On March 29, the yield on the two-year Treasury note briefly surpassed the yield on the benchmark 10-year note, marking the first time it has inverted since September 2019. This may be a reflection of a fear in the market that the Federal Reserve could push the economy into a recession as it raises interest rates to combat rapidly rising inflation.
While the short-term inversion in August and early September 2019 was followed by a significant downturn in 2020, it is difficult to know whether this downturn would have occurred if it hadn’t been for the unforeseen closure of businesses, dramatic increase in the unemployment rate, and the economic collapse that came as a result of the worldwide COVID-19 pandemic.
Still, many view an inversion of the yield curve as a reliable signal that a recession is imminent in the following year or two.
The Fed has been aggressively hiking interest rates to fight soaring inflation, and investors are now worried that this will dent economic growth.
“The movements in the twos and the tens are a reflection that the market is growing nervous that the Fed may not be successful in fostering a soft landing," said Joe Manimbo, Senior Market Analyst at Western Union Business Solutions.
Some analysts are claiming that the Fed’s huge bond purchases have distorted the yield curve, and that this is holding down long-dated yields relative to shorter-dated ones.
The sanctions imposed on Russia by Western nations after its invasion of Ukraine have certainly not helped the situation, creating more volatility in commodity prices and adding to already high inflation.
Regardless of whether those who support this theory that an inverted yield curve can reliably predict a recession are correct, the lag time between an inversion of the two-, 10-year part of the curve and a recession is usually fairly long.
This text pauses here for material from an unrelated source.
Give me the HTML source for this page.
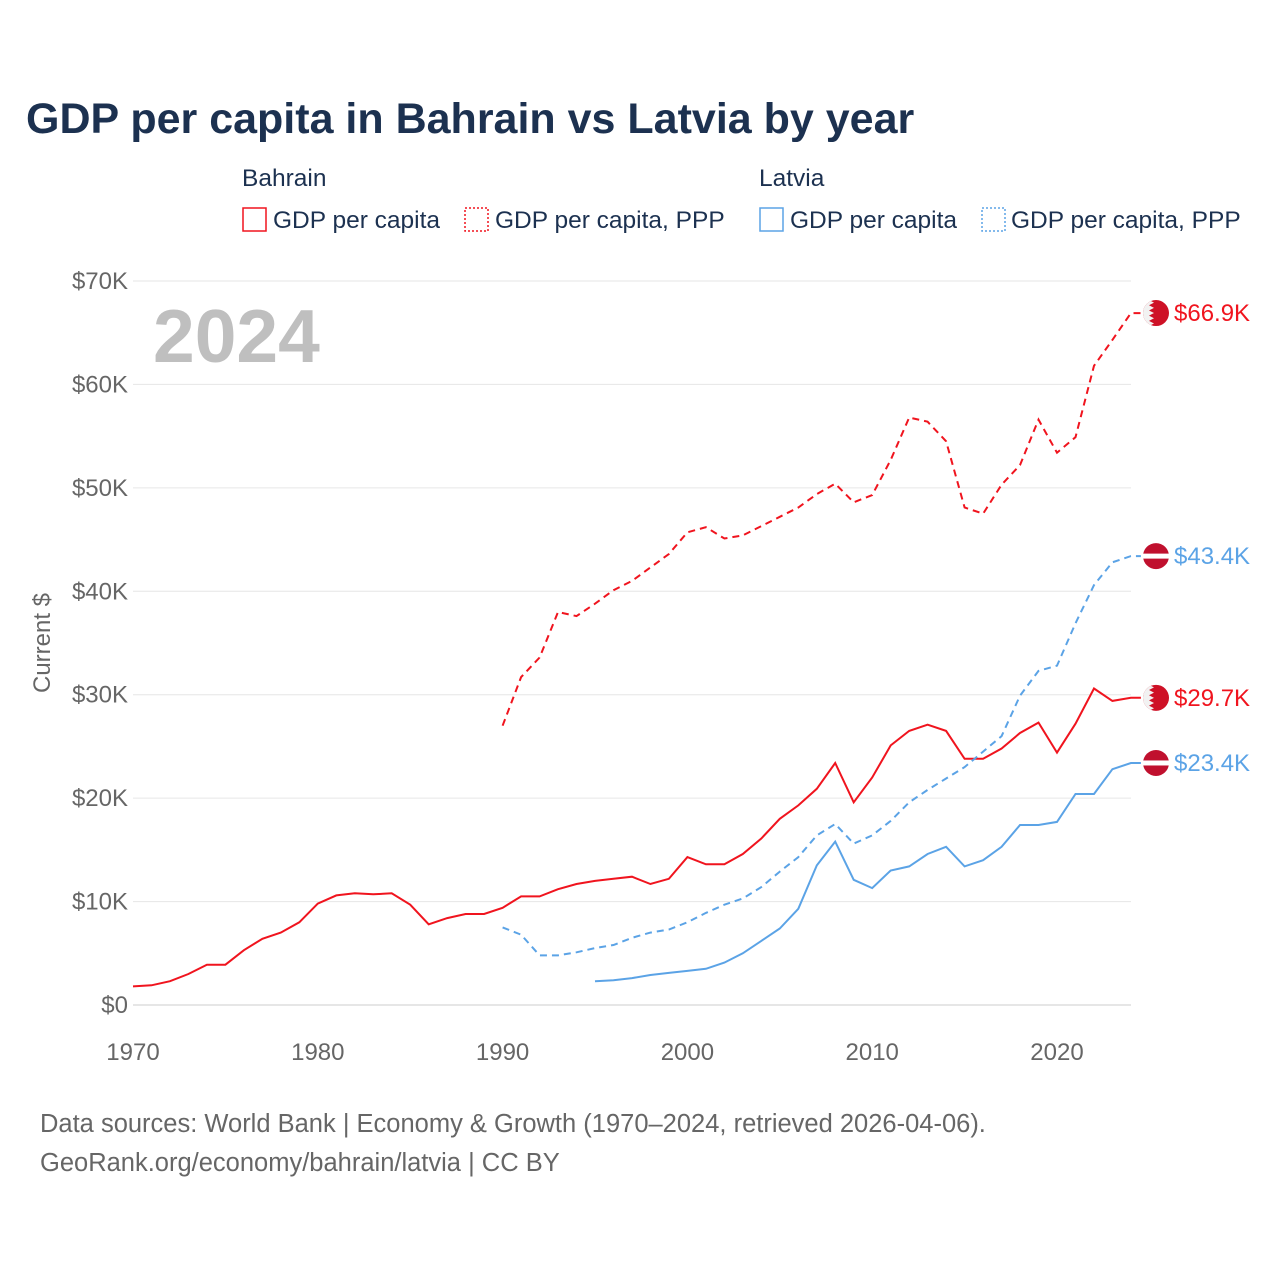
<!DOCTYPE html>
<html><head><meta charset="utf-8"><style>
body{margin:0;background:#fff;width:1280px;height:1280px;overflow:hidden;font-family:"Liberation Sans",sans-serif}
</style></head><body>
<svg id="chart" width="1280" height="1280" xmlns="http://www.w3.org/2000/svg" font-family="Liberation Sans, sans-serif">
<text x="26" y="133" font-size="43" font-weight="bold" fill="#1c3150">GDP per capita in Bahrain vs Latvia by year</text>
<g font-size="24.5" fill="#1c3150">
<text x="242" y="186">Bahrain</text><text x="759" y="186">Latvia</text>
<rect x="243" y="208" width="23" height="23" fill="none" stroke="#f0141e" stroke-width="1.5"/>
<text x="273" y="228">GDP per capita</text>
<rect x="465" y="208" width="23" height="23" fill="none" stroke="#f0141e" stroke-width="1.5" stroke-dasharray="2,2"/>
<text x="495" y="228">GDP per capita, PPP</text>
<rect x="760" y="208" width="23" height="23" fill="none" stroke="#5ba3e6" stroke-width="1.5"/>
<text x="790" y="228">GDP per capita</text>
<rect x="982" y="208" width="23" height="23" fill="none" stroke="#5ba3e6" stroke-width="1.5" stroke-dasharray="2,2"/>
<text x="1011" y="228">GDP per capita, PPP</text>
</g>
<text x="153" y="362" font-size="75" font-weight="bold" fill="#bfbfbf">2024</text>
<text transform="translate(50,643) rotate(-90)" text-anchor="middle" font-size="24" fill="#666">Current $</text>
<g id="grid"></g><g id="series"></g><g id="ends"></g>
<text x="40" y="1132" font-size="25.5" fill="#666">Data sources: World Bank | Economy &amp; Growth (1970–2024, retrieved 2026-04-06).</text>
<text x="40" y="1171" font-size="25.5" fill="#666">GeoRank.org/economy/bahrain/latvia | CC BY</text>
</svg>
<script>
const yTicks=[0,10,20,30,40,50,60,70];
const xTicks=[1970,1980,1990,2000,2010,2020];
const bhrGdp=[1.8,1.9,2.3,3.0,3.9,3.9,5.3,6.4,7.0,8.0,9.8,10.6,10.8,10.7,10.8,9.7,7.8,8.4,8.8,8.8,9.4,10.5,10.5,11.2,11.7,12.0,12.2,12.4,11.7,12.2,14.3,13.6,13.6,14.6,16.1,18.0,19.3,20.9,23.4,19.6,22.0,25.1,26.5,27.1,26.5,23.8,23.8,24.8,26.3,27.3,24.4,27.2,30.6,29.4,29.7];
const bhrPpp=[27.0,31.7,33.6,38.0,37.6,38.8,40.1,41.0,42.3,43.6,45.7,46.2,45.1,45.4,46.3,47.2,48.1,49.4,50.4,48.6,49.3,52.7,56.8,56.4,54.5,48.1,47.5,50.3,52.2,56.6,53.4,54.9,61.8,64.3,66.9];
const lvaGdp=[2.3,2.4,2.6,2.9,3.1,3.3,3.5,4.1,5.0,6.2,7.4,9.3,13.5,15.8,12.1,11.3,13.0,13.4,14.6,15.3,13.4,14.0,15.3,17.4,17.4,17.7,20.4,20.4,22.8,23.4];
const lvaPpp=[7.5,6.8,4.8,4.8,5.1,5.5,5.8,6.5,7.0,7.3,8.0,8.9,9.7,10.3,11.4,12.9,14.3,16.4,17.5,15.6,16.4,17.8,19.6,20.8,21.9,23.0,24.5,26.0,29.9,32.3,32.8,36.9,40.6,42.8,43.4];
const X=y=>133+(y-1970)*18.48;
const Y=v=>1005-v*10.343;
const NS="http://www.w3.org/2000/svg";
function mk(t,a,p){const e=document.createElementNS(NS,t);for(const k in a)e.setAttribute(k,a[k]);p.appendChild(e);return e;}
const grid=document.getElementById('grid');
yTicks.forEach(v=>{
 const l=mk('line',{x1:133,x2:1131,y1:Y(v),y2:Y(v),stroke:v===0?'#ccc':'#e6e6e6','stroke-width':1},grid);
 
 
 const t=mk('text',{x:128,y:Y(v)+8,'text-anchor':'end','font-size':24,fill:'#666'},grid);
 
 
 t.textContent='$'+v+(v?'K':'');
});
xTicks.forEach(y=>{
 const t=mk('text',{x:X(y),y:1060,'text-anchor':'middle','font-size':24,fill:'#666'},grid);
 
 
 t.textContent=y;
});
const ser=document.getElementById('series');
function line(arr,start,color,dash,name){
 let d=arr.map((v,i)=>(i?'L':'M')+X(start+i).toFixed(1)+','+Y(v).toFixed(1)).join('');
 d+='L'+(X(start+arr.length-1)+10).toFixed(1)+','+Y(arr[arr.length-1]).toFixed(1);
 const p=mk('path',{d:d,fill:'none',stroke:color,'stroke-width':2,'stroke-dasharray':dash},ser);
 
 
}
line(bhrGdp,1970,'#f0141e','none','bahrain-gdp-line');
line(bhrPpp,1990,'#f0141e','7,5','bahrain-ppp-line');
line(lvaGdp,1995,'#5ba3e6','none','latvia-gdp-line');
line(lvaPpp,1990,'#5ba3e6','7,5','latvia-ppp-line');
const ends=document.getElementById('ends');
function flag(v,country,color,name){
 const cy=Y(v),cx=1156;
 const g=mk('g',{},ends);
 
 
 if(country==='bh'){
  mk('circle',{cx:cx,cy:cy,r:13,fill:'#ce1126'},g);
  let pts=`${cx-13},${cy-13} `;
  for(let i=0;i<5;i++){const y0=cy-13+i*5.2;pts+=`${cx-7},${y0} ${cx-2},${y0+2.6} `;}
  pts+=`${cx-7},${cy+13} ${cx-13},${cy+13}`;
  const cp=mk('clipPath',{id:'c'+name},g);mk('circle',{cx:cx,cy:cy,r:13},cp);
  mk('polygon',{points:pts,fill:'#f2f2f2','clip-path':'url(#c'+name+')'},g);
 } else {
  mk('circle',{cx:cx,cy:cy,r:13,fill:'#c0102e'},g);
  mk('rect',{x:cx-13,y:cy-2.5,width:26,height:5,fill:'#fff'},g);
 }
 const t=mk('text',{x:1174,y:cy+8,'font-size':24,fill:color},ends);
 
 
 t.textContent='$'+v.toFixed(1)+'K';
}
flag(bhrPpp[bhrPpp.length-1],'bh','#f0141e','bahrain-ppp-end');
flag(lvaPpp[lvaPpp.length-1],'lv','#5ba3e6','latvia-ppp-end');
flag(bhrGdp[bhrGdp.length-1],'bh','#f0141e','bahrain-gdp-end');
flag(lvaGdp[lvaGdp.length-1],'lv','#5ba3e6','latvia-gdp-end');
</script>
</body></html>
Therefore, an economic downturn is not necessarily an immediate concern.
"The time delay between an inversion and a recession tends to be, call it anywhere between 12 and 24 months. Six months has been the shortest and 24 months has been the longest, so it’s really not something that is actionable for the average folks," said Art Hogan, Chief Market Strategist at National Securities in New York.
Investors and average folks alike will just have to wait and hope the Fed deals with inflation in an efficient and sensible manner.